Series Brilliant whether you've seen the film or not
I saw this series knowing nothing about the original film, so doubtless a number of things were lost on me, but I was nonetheless impressed with every aspect of it.
First, the acting is excellent. Billy Bob Thornton as Malvo is not merely an Expy of Anton Chigurh; whereas Anton was The Grim Reaper, implacable yet impersonal, Malvo is an actively malicious, trolling, Satanic Archetype trickster, allowing him to produce both genuine terror and nervous laughter in equal amounts. Martin Freeman masterfully portrays Lester, apparently a meek man who just wants to get through life, but actually a budding sociopath who remains fairly pathetic even as he escalates. As the film provides the page quote for Good Cannot Comprehend Evil, it's fitting that a lack of comprehension between people is a heavy influence throughout the series, and you come to realise that Lester is simply pretending to be the sort of person he thinks he is without truly understanding other people, allowing the various candidates for his Moral Event Horizon to be shocking and yet strangely natural. The other characters may be less interesting (in that they are pretty much ordinary people,) but are played very believably and sympathetically.
The pacing is somewhat slow, but this series makes it work, as it really lets you feel Malvo's predatory patience, Lester's continuously slipping conscience, and Molly's feelings of banging her head against a wall trying to catch them.

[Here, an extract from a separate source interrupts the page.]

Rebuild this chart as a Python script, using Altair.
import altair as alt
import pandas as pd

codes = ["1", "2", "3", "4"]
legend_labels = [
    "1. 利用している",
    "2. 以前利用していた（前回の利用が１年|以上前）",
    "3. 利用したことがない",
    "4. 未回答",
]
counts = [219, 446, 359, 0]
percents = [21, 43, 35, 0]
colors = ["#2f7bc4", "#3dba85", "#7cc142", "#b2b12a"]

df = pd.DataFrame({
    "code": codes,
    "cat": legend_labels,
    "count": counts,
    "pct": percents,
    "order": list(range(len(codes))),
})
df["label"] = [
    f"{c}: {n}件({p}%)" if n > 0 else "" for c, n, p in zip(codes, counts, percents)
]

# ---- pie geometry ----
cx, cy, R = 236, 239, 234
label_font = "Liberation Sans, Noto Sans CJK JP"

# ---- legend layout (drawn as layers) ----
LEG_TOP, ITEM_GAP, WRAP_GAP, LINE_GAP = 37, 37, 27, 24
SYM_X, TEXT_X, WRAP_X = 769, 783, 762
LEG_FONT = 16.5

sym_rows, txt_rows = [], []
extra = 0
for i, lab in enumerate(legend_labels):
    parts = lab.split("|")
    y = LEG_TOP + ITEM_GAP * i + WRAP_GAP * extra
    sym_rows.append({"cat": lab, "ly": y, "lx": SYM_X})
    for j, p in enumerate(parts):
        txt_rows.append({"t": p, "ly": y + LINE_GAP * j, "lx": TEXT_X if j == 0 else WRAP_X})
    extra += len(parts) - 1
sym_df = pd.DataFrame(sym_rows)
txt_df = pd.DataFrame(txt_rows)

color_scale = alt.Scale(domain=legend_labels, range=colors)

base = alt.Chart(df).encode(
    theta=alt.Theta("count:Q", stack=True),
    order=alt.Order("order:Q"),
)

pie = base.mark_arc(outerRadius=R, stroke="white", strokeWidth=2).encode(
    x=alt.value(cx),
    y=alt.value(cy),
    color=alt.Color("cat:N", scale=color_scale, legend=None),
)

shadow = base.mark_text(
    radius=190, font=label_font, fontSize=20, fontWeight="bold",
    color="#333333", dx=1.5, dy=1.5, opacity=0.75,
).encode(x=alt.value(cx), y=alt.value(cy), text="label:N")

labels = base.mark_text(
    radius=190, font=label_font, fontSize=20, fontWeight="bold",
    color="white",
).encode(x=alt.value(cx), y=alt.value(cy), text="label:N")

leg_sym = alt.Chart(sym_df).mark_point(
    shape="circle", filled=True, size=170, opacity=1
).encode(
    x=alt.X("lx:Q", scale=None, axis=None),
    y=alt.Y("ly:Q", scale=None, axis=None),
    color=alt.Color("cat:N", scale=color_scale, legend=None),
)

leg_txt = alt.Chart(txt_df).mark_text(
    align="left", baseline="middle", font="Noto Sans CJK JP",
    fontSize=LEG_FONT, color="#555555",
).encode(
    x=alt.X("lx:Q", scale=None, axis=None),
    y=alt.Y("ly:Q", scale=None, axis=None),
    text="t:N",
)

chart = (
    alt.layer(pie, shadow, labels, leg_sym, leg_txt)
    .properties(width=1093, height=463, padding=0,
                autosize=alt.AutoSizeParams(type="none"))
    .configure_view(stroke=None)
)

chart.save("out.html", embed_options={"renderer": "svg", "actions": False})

The best aspect of this show (particularly for a troper with all the life-ruining Genre Savvy it brings,) is the story; it is totally unpredictable. Right from the start, Death Is Dramatic is heavily averted, and the large amount of Black Comedy and Contrived Coincidences leaves you in no doubt that not only is Anyone Can Die in full effect, but it won't even be particularly dramatic if/when they do. This was the first thing work of tv, film or literature I've experienced in a long time where I truly couldn't even guess how it might end. Admittedly, there are a couple of times when Suspension of Disbelief gets pushed too far; there are a few What an Idiot moments and a Diabolus ex Machina or two, but since these are spread over several storylines all happening at once, they're forgivable, leaving it a particularly good watch for tropers.
Series Five Episodes in, Still Going Strong
I'm a few episodes now into the first season of Fargo, and it is proving to be a peculiar concept on paper. It's not a remake or a prequel or a direct sequel. I'm not confident in calling it a reboot or a spin-off either. More than anything, it is a pastiche that borrows practically every last thing from the two decade old movie of the same name, all the while trying to tell an original story that doesn't retread the same snowy ground.'
When I say it borrows everything, I mean it. The music sounds the same, the setting is (obviously) recycled, the bleak, nihilistic violence is there in spades, and it even starts with an identical bullshit claim that the whole thing is based on a true story. As for the story itself, whilst it is an original tale that is only tangentially connected to the events of the film, it is being told with almost all the same character archetypes, in a vaguely familiar situation; you've got the sympathetic yet psychopathic loser character, the folksy yet secretly genius female cop, the two incompetent hired goons - it all gets a bit uncanny.
The one new addition to the plot is a character that feels cribbed straight from another Coen Brother's film, No Country For Old Men. A mysterious stranger, "Frank", descends on the town like a malevolent trickster god, gifted with an other-worldly confidence and drive. Fargo is a setting where practically everyone is feckless or stupid in some way or other, and Frank is one of the few people who seems to have realised this is the case. As such, he has a tremendous power over everyone he meets, and is able to exert his will on the town unabated. The only person in his league is that chirpy cop. She is at a disadvantage though, because although she too knows she is surrounded by idiots, she still has a duty to work for them.
I'm only a few episodes into the first season so far, and as a pastiche, Fargo is doing a great job of capturing the dark humour, the shocking violence, and the simple humanity that assured the movie a cult following.